Die österreichische Schriftstellerin Margret Kreidl nimmt in ihrem jüngsten Buch dieses Paradox in den Blick, indem sie Szenen aus dem Archipel der Träume mitbringt und diese jeweils unter einer “einfachen Erklärung” subsumiert. In mehr als 360 kurzen Prosastücken wandelt sie Tagesreste in der Traumarbeit zu Traumresten in der Tagesarbeit, welche den kaskadierenden inneren Bildern einen meist trivialen Kurz-Schluss entgegensetzt: die “einfache Erklärung” trifft nicht den Punkt, sondern setzt einen.

Indes exerziert Kreidl die Träume und deren Enträtselung nicht nach sturen Formeln durch, sondern lässt Perspektiven und Logiken wechseln, wobei sie durchaus das Risiko der Preisgabe sehr persönlicher Inhalte in Kauf nimmt.
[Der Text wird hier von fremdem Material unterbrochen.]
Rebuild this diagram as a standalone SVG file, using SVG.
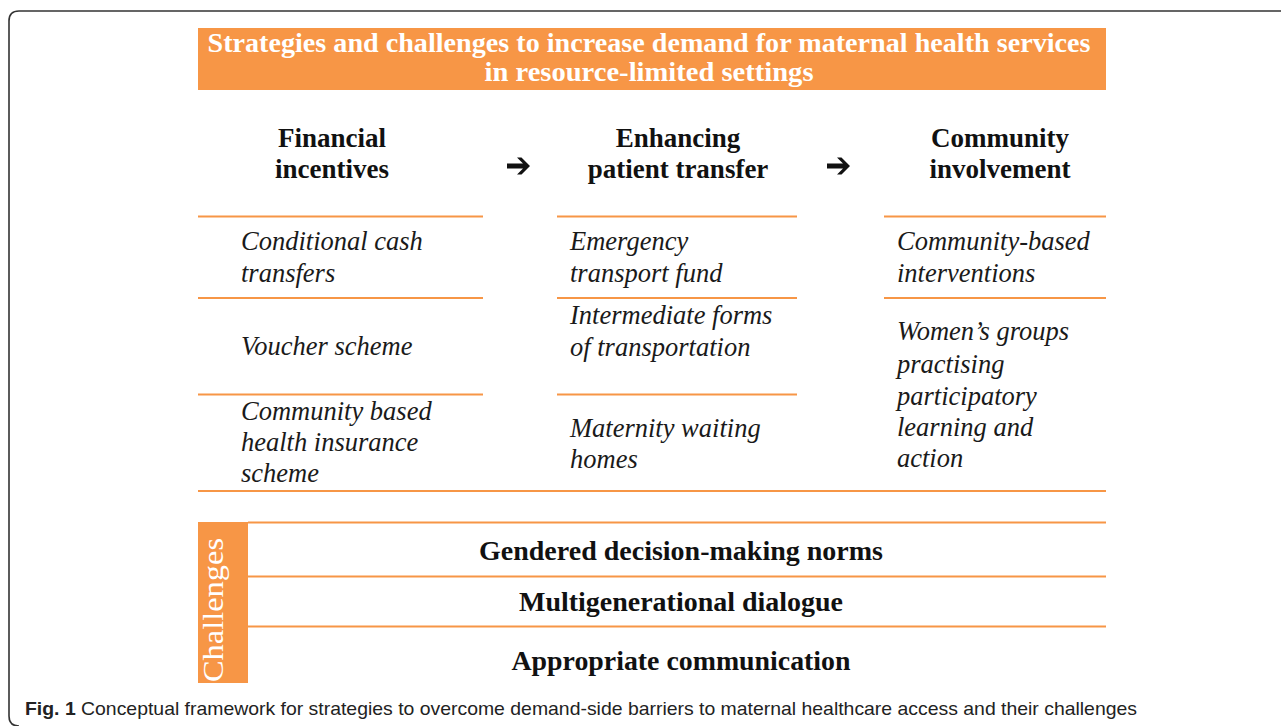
<svg xmlns="http://www.w3.org/2000/svg" width="1281" height="726" viewBox="0 0 1281 726">
<style>
.rule{stroke:#F79646;stroke-width:2.2;fill:none}
.hd{font-family:"Liberation Serif",serif;font-weight:bold;font-size:27px;fill:#111;text-anchor:middle}
.it{font-family:"Liberation Serif",serif;font-style:italic;font-size:26.5px;fill:#1a1a1a}
.ch{font-family:"Liberation Serif",serif;font-weight:bold;font-size:27px;fill:#111;text-anchor:middle}
.ttl{font-family:"Liberation Serif",serif;font-weight:bold;font-size:27px;fill:#fff;text-anchor:middle}
.arrow{fill:#111}
</style>
<rect width="1281" height="726" fill="#fff"/>
<path d="M1290 11 H19 Q9 11 9 21 V716 Q9 726 19 726" fill="none" stroke="#333" stroke-width="1.6"/>

<g id="title">
<rect x="198" y="28" width="908" height="62" fill="#F79646"/>
<text class="ttl" x="649" y="52" textLength="883" lengthAdjust="spacingAndGlyphs">Strategies and challenges to increase demand for maternal health services</text>
<text class="ttl" x="649" y="81" textLength="329" lengthAdjust="spacingAndGlyphs">in resource-limited settings</text>
</g>

<g id="financial">
<text class="hd" x="332" y="147">Financial</text>
<text class="hd" x="332" y="178">incentives</text>
<line class="rule" x1="198" y1="216.5" x2="483" y2="216.5"/>
<text class="it" x="241" y="250">Conditional cash</text>
<text class="it" x="241" y="282">transfers</text>
<line class="rule" x1="198" y1="298" x2="483" y2="298"/>
<text class="it" x="241" y="355">Voucher scheme</text>
<line class="rule" x1="198" y1="394.5" x2="483" y2="394.5"/>
<text class="it" x="241" y="420">Community based</text>
<text class="it" x="241" y="451">health insurance</text>
<text class="it" x="241" y="482">scheme</text>
</g>

<g id="transfer">
<text class="hd" x="678" y="147">Enhancing</text>
<text class="hd" x="678" y="178">patient transfer</text>
<line class="rule" x1="557" y1="216.5" x2="797" y2="216.5"/>
<text class="it" x="570" y="250">Emergency</text>
<text class="it" x="570" y="282">transport fund</text>
<line class="rule" x1="557" y1="298" x2="797" y2="298"/>
<text class="it" x="570" y="324">Intermediate forms</text>
<text class="it" x="570" y="356">of transportation</text>
<line class="rule" x1="557" y1="394.5" x2="797" y2="394.5"/>
<text class="it" x="570" y="437">Maternity waiting</text>
<text class="it" x="570" y="468">homes</text>
</g>

<g id="community">
<text class="hd" x="1000" y="147">Community</text>
<text class="hd" x="1000" y="178">involvement</text>
<line class="rule" x1="884" y1="216.5" x2="1106" y2="216.5"/>
<text class="it" x="897" y="250">Community-based</text>
<text class="it" x="897" y="282">interventions</text>
<line class="rule" x1="884" y1="298" x2="1106" y2="298"/>
<text class="it" x="897" y="340">Women’s groups</text>
<text class="it" x="897" y="373">practising</text>
<text class="it" x="897" y="405">participatory</text>
<text class="it" x="897" y="436">learning and</text>
<text class="it" x="897" y="467">action</text>
</g>

<line class="rule" x1="198" y1="491" x2="1106" y2="491"/>

<g id="connectors">
<path class="arrow" d="M507 163.5 H523 L517 157.5 H521.5 L530 166 L521.5 174.5 H517 L523 168.5 H507 Z"/>
<path class="arrow" d="M827 163.5 H843 L837 157.5 H841.5 L850 166 L841.5 174.5 H837 L843 168.5 H827 Z"/>
</g>

<g id="challenges">
<rect x="198" y="522" width="50" height="161" fill="#F79646"/>
<text x="0" y="0" transform="translate(223 610) rotate(-90)" font-family="Liberation Serif,serif" font-size="30" fill="#fff" text-anchor="middle" textLength="144" lengthAdjust="spacingAndGlyphs">Challenges</text>
<line class="rule" x1="248" y1="522.5" x2="1106" y2="522.5"/>
<text class="ch" x="681" y="560" textLength="404" lengthAdjust="spacingAndGlyphs">Gendered decision-making norms</text>
<line class="rule" x1="248" y1="576.5" x2="1106" y2="576.5"/>
<text class="ch" x="681" y="611" textLength="324" lengthAdjust="spacingAndGlyphs">Multigenerational dialogue</text>
<line class="rule" x1="248" y1="626.5" x2="1106" y2="626.5"/>
<text class="ch" x="681" y="670" textLength="339" lengthAdjust="spacingAndGlyphs">Appropriate communication</text>
</g>

<g id="caption">
<text x="25" y="715" font-family="Liberation Sans,Arial,sans-serif" font-size="19" fill="#222" textLength="1112" lengthAdjust="spacingAndGlyphs"><tspan font-weight="bold">Fig. 1</tspan> Conceptual framework for strategies to overcome demand-side barriers to maternal healthcare access and their challenges</text>
</g>
</svg>
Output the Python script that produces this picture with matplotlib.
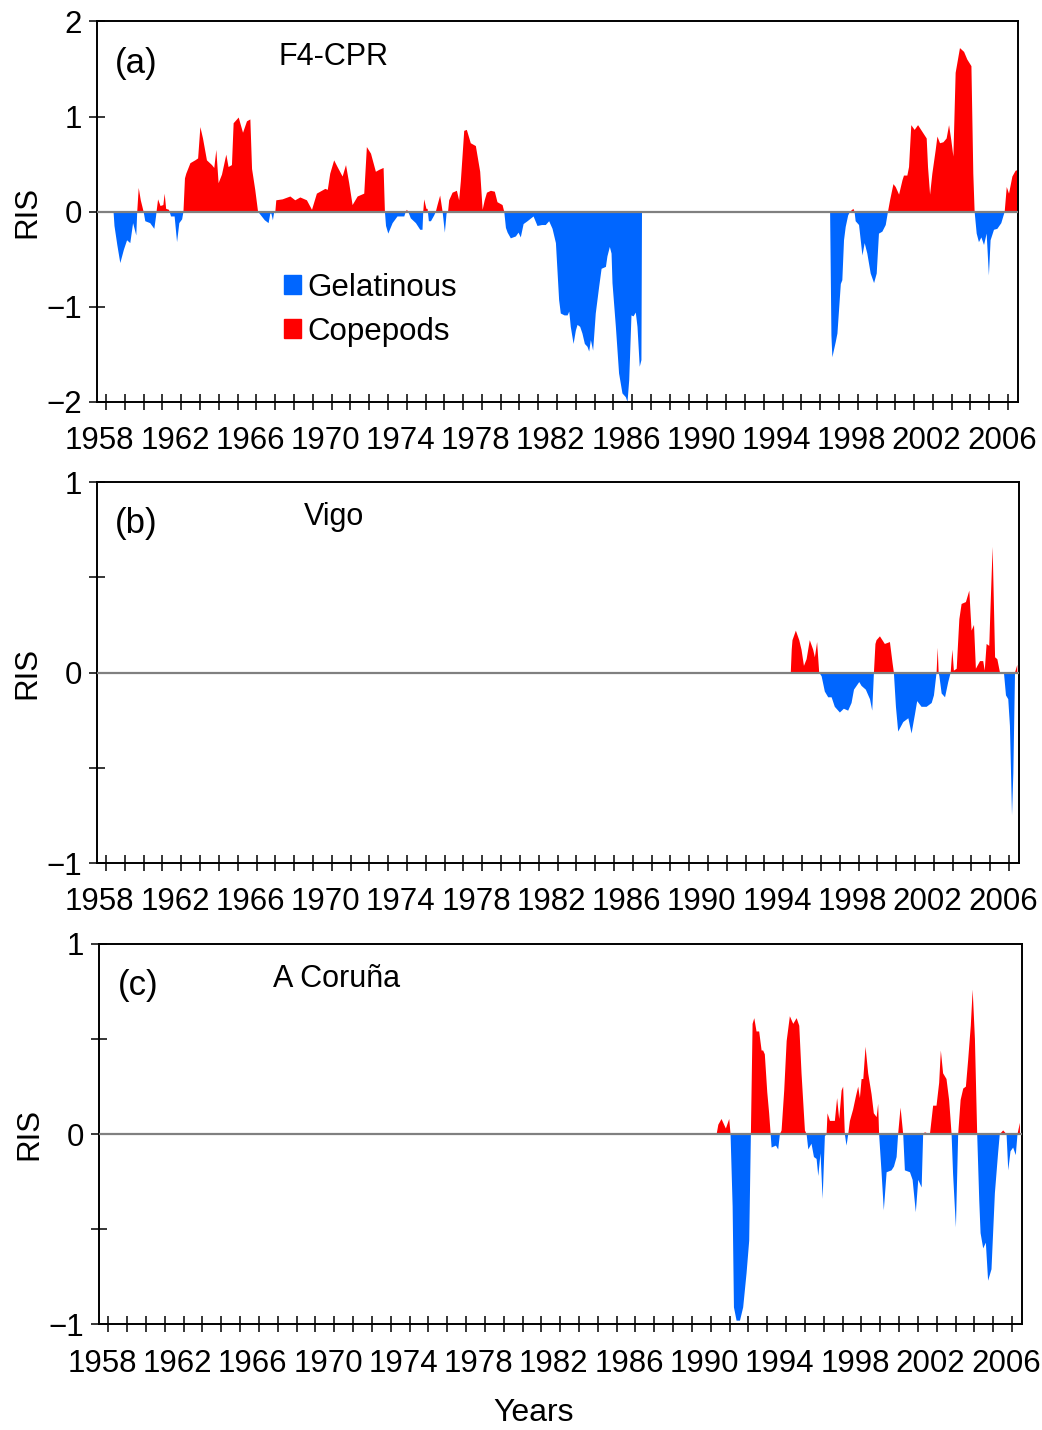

Mit Bezugnahmen auf Bankenkrise und Drohnenkrieg, Obama, Putin und Snowden ist just diese (Alb-)Traumfibel das bisher politisch expliziteste Buch der Autorin, die dabei indes nie die Ästhetik aus dem Blick verliert. So mag man die triadische Struktur der einzelnen Einträge des Traumbuchs als emblematisches Setting von “Inscriptio” (Titel), “Imago” (Traumprotokoll) und “Subscrptio” (Erklärung) lesen.

Nach Titeln sortiert, entsteht ein “Traumalphabet”, welches – von “Anfanggasse” bis “Zettelweg” – dieses grosse kleine Buch als poetischer Index eröffnet.